Press Release
August 2, 2013

SENATE BILL THAT GRANTS FREE COLLEGE ENTRANCE EXAMS
TO POOR STUDENTS PUSHED

Senator Juan Edgardo "Sonny" Angara has filed a bill that would grant free college entrance examinations to graduating high school students and college entrants applying for admission in all state colleges and universities (SUCs) as well as to those underprivileged students belonging to the top 10 percent of their graduating class who want to be admitted to private colleges and universities.

Senate Bill No. 62 effectively aims "to ensure that poor but deserving high school graduates are given equal chance in applying for college admission by removing the very first hindrance at the entry level, which is the high cost of entrance examinations."

For the more than 110 SUCs throughout the country alone, the proposed measure, if passed into law, will stand to benefit more than 1.5 million students aspiring to be admitted as freshmen.

"The big challenge for the government is really how to narrow the gap between the rich and the underprivileged," said the lawmaker, citing data from the National Statistics and Coordination Board that more than 26.5 percent or 3.8 million Filipino families are living below the poverty line.

Based on statistics from the Commission on Higher Education, out of 100 Grade 1 pupils, only 66 finish Grade 6 and only 58 of them enroll in first year high school. Of the 58, only 43 finish high school.

However, only 23 of the 43 who finished high school enroll in college and only 14 of the 23 eventually graduate from college.

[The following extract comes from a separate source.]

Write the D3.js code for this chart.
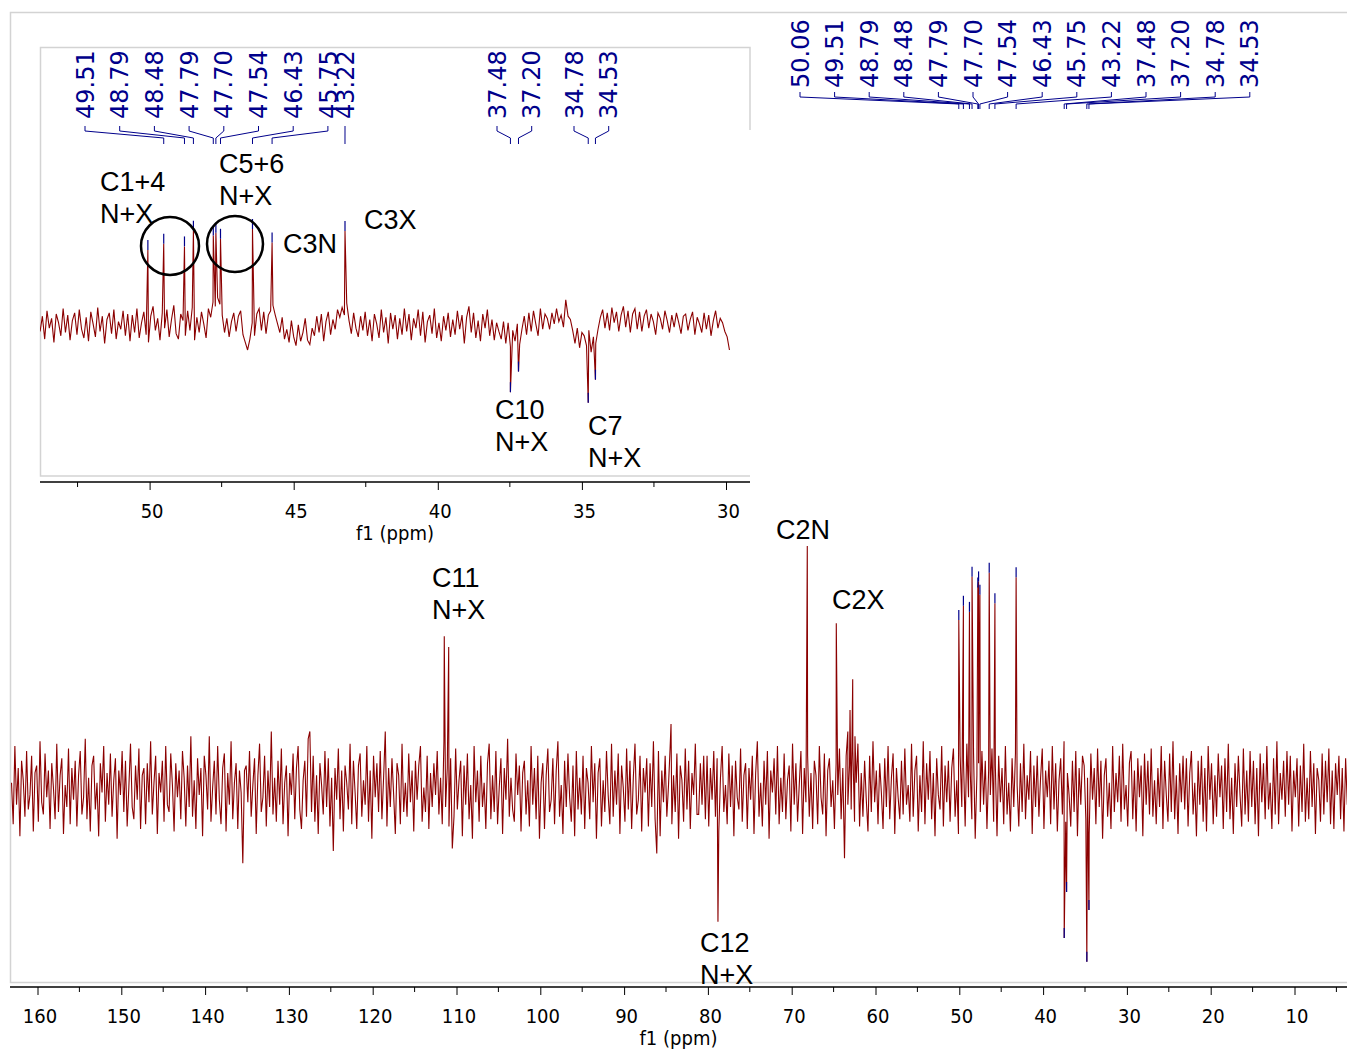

Angara lamented the fact that even enrollment in SUCs shows a decelerating trend, weakening to negative 1.2 percent growth in 2004-2005, despite the cheaper cost of public education.

"How can you expect families with limited financial capacity to send their children to college if they do not even have the means to pay for the entrance examination fees," Angara stressed, while adding:

"If we are to develop as a nation, we must invest in education."